Hakim Bey, pseudónimo de Peter Lamborn Wilson (n. 1945), é uma figura curiosa. Buscando na Internet sobre o seu nome, ficamos a saber que é escritor, ensaísta e poeta, intitula-se “anarquista ontológico”, escreveu sobre sociedades secretas, Fourier e Nietzsche, viveu na Índia, Paquistão, Afeganistão e Irão, tem procurado conciliar a doutrina sufista com o anarquismo, o que, já de si, parece projecto tão ambicioso quão aliciante. O resultado desse esforço é o “anarquismo ontológico”, apresentado pela
frenesi, parcial mas certeiramente, numa breve colectânea de textos, editada em 2000, reunidos com o título
Zona Autónoma Temporária - pequena amostra do pensamento deste autor, cuja complexidade pode ser facilmente constatável, a título de exemplo,
neste sítio. Se quisermos ser precisos, teremos de remeter as propostas de Hakim Bey para uma já muito longa tradição do pensamento dito marginal. No entanto, a pergunta impõe-se: que pensamento é esse que possa ser classificado de marginal? Classificá-lo é, em parte, retirá-lo da margem e
recentrá-lo, ainda que isso não signifique institucionalizá-lo. Classificar é integrar qualquer coisa num paradigma, mesmo quando essa qualquer coisa se distinga das demais por ser uma força de resistência ao paradigma. Evitemos então as classificações. Quando falamos em “tradição de pensamento marginal” pretendemos referir-nos às propostas filosóficas que se situam na ténue linha da ruptura. É por essa razão que, a título de exemplo, um autor como Nietzsche será sempre um autor marginal, pois todo o seu pensamento situa-se, na forma e no conteúdo, nessa linha de ruptura que pode ser, ao mesmo tempo, uma linha de fusão de perspectivas, à partida, antagónicas.
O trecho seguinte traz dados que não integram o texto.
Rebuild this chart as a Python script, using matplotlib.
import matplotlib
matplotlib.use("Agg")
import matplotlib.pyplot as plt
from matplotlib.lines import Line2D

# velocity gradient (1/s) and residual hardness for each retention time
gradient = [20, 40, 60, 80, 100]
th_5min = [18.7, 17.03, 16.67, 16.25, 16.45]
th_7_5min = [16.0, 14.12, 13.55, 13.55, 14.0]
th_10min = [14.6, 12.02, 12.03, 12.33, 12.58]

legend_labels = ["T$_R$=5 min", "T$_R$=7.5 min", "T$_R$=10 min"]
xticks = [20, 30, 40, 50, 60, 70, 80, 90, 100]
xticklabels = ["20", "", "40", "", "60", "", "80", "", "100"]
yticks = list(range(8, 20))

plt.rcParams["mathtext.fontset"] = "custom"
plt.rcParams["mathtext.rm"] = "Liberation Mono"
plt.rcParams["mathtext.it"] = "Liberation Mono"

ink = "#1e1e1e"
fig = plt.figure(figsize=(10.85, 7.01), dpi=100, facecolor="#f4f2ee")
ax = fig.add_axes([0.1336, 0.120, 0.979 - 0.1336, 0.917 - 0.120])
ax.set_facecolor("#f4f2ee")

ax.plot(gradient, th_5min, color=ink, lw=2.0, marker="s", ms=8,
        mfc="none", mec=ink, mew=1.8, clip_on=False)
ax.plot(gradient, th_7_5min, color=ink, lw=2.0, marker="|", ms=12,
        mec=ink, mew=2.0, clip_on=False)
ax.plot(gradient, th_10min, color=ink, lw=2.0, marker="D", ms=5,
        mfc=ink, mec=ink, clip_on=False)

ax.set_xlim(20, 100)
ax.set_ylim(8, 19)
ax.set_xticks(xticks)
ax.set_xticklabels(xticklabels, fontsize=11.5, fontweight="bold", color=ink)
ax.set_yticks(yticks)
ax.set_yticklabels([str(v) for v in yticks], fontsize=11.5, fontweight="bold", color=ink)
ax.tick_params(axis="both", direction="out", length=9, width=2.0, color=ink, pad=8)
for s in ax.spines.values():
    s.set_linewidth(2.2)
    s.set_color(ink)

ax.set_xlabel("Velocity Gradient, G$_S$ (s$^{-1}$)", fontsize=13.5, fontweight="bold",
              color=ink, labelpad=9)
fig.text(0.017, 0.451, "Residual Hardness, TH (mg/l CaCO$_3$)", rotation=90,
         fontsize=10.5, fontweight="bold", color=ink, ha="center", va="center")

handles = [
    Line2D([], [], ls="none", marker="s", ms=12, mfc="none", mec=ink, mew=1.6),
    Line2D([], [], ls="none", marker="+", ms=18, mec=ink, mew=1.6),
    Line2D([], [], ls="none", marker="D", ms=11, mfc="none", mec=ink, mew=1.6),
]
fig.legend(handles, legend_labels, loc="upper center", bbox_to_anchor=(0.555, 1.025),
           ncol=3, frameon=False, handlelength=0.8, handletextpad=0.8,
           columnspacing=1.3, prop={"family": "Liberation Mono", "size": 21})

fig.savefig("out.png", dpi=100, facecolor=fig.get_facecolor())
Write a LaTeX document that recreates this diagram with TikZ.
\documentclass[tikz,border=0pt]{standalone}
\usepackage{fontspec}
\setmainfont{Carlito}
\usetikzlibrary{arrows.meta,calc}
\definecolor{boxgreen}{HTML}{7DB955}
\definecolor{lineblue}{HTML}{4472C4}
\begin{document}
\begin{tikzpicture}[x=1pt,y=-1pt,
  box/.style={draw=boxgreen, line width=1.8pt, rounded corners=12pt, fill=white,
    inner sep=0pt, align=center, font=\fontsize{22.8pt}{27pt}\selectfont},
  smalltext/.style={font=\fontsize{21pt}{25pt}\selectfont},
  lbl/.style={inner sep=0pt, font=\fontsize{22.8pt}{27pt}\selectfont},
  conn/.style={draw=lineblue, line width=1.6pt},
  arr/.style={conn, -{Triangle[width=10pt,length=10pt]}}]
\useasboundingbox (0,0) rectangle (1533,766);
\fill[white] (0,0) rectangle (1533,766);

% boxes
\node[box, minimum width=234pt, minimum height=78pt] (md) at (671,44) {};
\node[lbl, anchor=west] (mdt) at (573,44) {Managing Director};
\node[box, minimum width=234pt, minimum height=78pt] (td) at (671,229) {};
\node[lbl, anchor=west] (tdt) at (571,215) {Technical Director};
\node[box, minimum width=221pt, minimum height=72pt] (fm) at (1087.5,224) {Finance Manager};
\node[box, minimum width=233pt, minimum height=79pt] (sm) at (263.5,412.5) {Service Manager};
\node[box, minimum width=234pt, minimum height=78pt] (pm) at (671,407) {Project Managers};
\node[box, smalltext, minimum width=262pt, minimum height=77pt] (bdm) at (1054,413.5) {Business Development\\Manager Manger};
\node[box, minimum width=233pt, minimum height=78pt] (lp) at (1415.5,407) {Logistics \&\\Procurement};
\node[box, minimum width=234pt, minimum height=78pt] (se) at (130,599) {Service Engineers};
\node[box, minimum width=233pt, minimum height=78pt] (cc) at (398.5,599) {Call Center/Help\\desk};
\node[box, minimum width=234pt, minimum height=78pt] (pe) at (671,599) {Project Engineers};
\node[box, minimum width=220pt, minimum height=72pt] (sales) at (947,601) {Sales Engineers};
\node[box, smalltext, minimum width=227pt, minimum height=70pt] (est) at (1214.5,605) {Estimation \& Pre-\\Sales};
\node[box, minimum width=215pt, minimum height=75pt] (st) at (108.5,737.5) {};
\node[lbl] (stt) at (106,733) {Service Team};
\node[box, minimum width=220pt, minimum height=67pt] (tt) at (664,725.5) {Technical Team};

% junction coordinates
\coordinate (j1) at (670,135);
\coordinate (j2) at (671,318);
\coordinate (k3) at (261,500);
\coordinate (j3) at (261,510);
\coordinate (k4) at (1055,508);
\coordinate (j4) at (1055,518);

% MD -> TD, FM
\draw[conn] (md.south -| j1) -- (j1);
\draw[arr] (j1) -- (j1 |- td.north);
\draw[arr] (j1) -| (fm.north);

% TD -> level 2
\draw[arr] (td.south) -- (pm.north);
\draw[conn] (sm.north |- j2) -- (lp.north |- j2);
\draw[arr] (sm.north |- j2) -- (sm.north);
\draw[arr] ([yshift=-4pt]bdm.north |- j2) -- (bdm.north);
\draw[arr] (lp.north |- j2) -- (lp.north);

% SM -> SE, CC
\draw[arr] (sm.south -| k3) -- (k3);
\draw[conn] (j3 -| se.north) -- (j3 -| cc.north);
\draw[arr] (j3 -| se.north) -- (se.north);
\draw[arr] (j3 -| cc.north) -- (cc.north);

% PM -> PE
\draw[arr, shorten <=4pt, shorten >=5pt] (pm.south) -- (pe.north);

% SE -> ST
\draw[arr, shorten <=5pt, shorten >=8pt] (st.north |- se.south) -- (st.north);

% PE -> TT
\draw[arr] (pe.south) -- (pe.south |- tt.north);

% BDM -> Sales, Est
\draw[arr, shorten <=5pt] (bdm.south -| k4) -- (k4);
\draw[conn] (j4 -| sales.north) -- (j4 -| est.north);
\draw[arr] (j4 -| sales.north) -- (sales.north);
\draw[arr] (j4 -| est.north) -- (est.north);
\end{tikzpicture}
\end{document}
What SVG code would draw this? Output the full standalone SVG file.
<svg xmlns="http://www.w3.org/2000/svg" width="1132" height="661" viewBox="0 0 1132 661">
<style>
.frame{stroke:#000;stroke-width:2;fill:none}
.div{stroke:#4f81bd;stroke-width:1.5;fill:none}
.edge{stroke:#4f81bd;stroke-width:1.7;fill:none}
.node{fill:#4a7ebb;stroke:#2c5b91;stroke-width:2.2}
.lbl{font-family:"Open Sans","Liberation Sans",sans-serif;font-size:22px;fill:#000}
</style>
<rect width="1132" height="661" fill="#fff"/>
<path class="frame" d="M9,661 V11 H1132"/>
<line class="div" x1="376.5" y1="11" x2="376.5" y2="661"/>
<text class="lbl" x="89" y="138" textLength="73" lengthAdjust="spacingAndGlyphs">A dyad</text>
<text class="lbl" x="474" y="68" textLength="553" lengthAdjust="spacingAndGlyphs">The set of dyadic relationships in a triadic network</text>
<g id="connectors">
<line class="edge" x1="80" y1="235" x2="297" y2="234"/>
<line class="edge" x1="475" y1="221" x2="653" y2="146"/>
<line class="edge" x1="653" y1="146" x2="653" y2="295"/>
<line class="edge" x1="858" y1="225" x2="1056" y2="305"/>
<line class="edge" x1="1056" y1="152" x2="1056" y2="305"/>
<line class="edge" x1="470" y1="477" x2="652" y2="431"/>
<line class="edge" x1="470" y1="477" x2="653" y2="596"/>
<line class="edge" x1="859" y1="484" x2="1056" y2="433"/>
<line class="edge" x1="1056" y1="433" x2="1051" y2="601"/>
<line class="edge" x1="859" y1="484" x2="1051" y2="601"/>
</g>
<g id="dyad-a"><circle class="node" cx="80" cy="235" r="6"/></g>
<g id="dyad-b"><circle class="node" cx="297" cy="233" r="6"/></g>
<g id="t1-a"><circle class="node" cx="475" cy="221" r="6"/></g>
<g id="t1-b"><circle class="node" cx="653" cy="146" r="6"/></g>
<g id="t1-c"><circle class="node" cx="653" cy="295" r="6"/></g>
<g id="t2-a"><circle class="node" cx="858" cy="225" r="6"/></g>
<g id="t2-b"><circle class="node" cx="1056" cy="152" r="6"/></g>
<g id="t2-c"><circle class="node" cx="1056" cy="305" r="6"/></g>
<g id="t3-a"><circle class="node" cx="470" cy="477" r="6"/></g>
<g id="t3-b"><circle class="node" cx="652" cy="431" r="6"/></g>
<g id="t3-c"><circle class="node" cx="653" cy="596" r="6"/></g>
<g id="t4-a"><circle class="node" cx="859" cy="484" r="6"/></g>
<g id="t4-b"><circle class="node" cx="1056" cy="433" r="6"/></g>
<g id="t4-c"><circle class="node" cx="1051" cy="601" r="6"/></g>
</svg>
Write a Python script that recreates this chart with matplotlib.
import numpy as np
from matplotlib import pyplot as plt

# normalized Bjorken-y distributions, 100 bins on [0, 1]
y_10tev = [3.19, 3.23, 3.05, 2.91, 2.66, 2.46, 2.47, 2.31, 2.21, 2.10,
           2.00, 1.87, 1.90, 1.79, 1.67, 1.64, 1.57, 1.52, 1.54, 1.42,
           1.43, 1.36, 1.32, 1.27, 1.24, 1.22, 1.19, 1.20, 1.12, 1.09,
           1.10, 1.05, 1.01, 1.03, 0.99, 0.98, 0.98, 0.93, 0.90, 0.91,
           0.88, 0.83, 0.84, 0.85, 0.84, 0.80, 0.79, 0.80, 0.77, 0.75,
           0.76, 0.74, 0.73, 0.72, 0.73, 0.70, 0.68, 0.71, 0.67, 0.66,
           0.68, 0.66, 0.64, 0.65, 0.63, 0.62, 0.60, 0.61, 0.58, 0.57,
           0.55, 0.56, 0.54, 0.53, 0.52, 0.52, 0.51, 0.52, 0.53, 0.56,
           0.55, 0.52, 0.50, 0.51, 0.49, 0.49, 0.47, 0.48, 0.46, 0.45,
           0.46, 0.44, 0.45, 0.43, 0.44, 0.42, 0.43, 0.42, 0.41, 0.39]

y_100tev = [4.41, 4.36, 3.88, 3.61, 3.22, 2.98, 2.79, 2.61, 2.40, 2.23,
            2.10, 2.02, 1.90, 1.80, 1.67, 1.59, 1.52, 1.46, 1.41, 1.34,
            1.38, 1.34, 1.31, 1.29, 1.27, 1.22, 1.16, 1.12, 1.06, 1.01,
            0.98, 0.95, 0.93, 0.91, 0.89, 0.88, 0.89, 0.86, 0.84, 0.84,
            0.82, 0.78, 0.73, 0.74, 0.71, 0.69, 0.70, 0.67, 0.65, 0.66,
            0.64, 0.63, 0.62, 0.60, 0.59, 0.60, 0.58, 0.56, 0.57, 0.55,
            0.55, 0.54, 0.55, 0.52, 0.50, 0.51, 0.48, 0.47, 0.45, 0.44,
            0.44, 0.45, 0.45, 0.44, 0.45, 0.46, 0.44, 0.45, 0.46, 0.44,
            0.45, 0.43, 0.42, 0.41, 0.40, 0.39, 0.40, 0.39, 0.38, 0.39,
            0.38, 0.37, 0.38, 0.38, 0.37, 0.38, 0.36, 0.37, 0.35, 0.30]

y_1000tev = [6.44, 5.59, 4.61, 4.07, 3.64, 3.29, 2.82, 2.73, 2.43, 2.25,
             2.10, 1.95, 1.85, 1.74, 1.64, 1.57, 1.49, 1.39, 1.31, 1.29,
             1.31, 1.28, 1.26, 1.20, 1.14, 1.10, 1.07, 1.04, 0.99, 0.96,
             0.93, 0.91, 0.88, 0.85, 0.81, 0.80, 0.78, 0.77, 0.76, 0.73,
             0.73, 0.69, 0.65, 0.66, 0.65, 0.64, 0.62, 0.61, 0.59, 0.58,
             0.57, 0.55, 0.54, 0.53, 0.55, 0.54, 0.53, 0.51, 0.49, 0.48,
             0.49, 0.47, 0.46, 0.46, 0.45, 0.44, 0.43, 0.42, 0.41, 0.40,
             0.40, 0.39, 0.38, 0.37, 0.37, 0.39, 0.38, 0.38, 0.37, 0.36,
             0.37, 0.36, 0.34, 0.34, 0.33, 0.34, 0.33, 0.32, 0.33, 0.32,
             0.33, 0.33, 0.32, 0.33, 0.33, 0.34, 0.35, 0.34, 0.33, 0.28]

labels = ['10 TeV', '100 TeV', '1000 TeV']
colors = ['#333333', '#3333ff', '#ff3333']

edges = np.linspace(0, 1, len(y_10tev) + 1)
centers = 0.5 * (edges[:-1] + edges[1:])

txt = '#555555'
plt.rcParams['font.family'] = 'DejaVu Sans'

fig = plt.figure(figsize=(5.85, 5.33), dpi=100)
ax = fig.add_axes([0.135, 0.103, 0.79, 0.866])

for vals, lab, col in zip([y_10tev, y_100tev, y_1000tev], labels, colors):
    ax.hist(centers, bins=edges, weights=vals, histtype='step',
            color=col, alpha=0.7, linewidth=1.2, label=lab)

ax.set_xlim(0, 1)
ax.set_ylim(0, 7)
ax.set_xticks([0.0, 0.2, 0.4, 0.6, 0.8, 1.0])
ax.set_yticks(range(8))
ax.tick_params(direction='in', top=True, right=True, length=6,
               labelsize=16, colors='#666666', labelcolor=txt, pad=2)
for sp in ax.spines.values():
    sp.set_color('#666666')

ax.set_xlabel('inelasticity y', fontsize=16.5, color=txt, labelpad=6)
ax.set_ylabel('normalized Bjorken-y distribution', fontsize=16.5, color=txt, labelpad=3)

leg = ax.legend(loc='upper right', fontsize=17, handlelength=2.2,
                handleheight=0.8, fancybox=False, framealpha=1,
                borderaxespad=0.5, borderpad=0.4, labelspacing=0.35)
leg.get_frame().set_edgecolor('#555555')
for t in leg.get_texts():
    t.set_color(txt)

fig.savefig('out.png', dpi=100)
Curioso notar que, tal como sucede no filósofo alemão, também os textos deste pequeno volume resistem a rotulagens de género. Na verdade, eles são poéticos e filosóficos; não propõem um programa sistematizado, mas avançam com propostas num registo que eu diria de orientação no interior do caos; são textos breves que manifestam sem se tornarem
manifestos, que instruem sem pretenderem ser iniciáticos. Muito resumidamente, o que o anarquismo ontológico de Hakim Bey "advoga" é o
imediatismo numa época onde «toda a experiência é mediada». Contra a mediação da experiência, contra a sobriedade, o
imediatismo surge enquanto acto e jogo, sem qualquer propósito de «programa estético», sem intenções comerciais, ao jeito de uma festa onde os participantes, pela prática, libertam-se de «toda a mediação e alienação» típicas das sociedades modernas. Em última instância, diria que este imediatismo consiste numa tentativa de transformar a vida numa espécie de performance movida pelo
amour fou. Este
amour fou surge, então, como pré-condição da liberdade, pois «floresce com os dispositivos anti-entropia». A mais lógica manifestação deste imediatismo é aquilo a que Hakim Bey chama da terrorismo poético:
«O Terrorismo Poético é um acto no Teatro da Crueldade que não tem palco, nem filas de cadeiras, nem ingressos, nem paredes. Para que funcione, o Terrorismo Poético tem de ser categoricamente divorciado de todas as estruturas convencionais para o consumo de arte (galerias, publicações, media). Até mesmo as tácticas situacionistas do teatro de rua serão hoje demasiado conhecidas e previsíveis.» A ideia é, pois, a da imprevisibilidade, do choque, da provocação da mudança. As
zonas autónomas temporárias serão, deste modo, as zonas onde a liberdade acontece de uma forma imediata, as zonas onde o
amour fou acontece como um acto terrorista, no entanto poético, um acto de fazer e não de desfazer, um acto de prática que é, sem suma, a prática da festa. Transformar a existência numa
zona autónoma temporária será um projecto demasiado ambicioso para qualquer um, mas talvez não seja tão impossível quão impossível parece ser existir sem as nossas
zonas autónomas temporárias. Que o temporário possa passar a permanente é apenas o que torna o jogo apetecível, pelo que talvez não seja má ideia começarmos por boicotar as figuras sociais que nos delimitam as
zonas autónomas temporárias. Cada qual que escolha as suas. A pouco e pouco, tenho tentado escolher as minhas.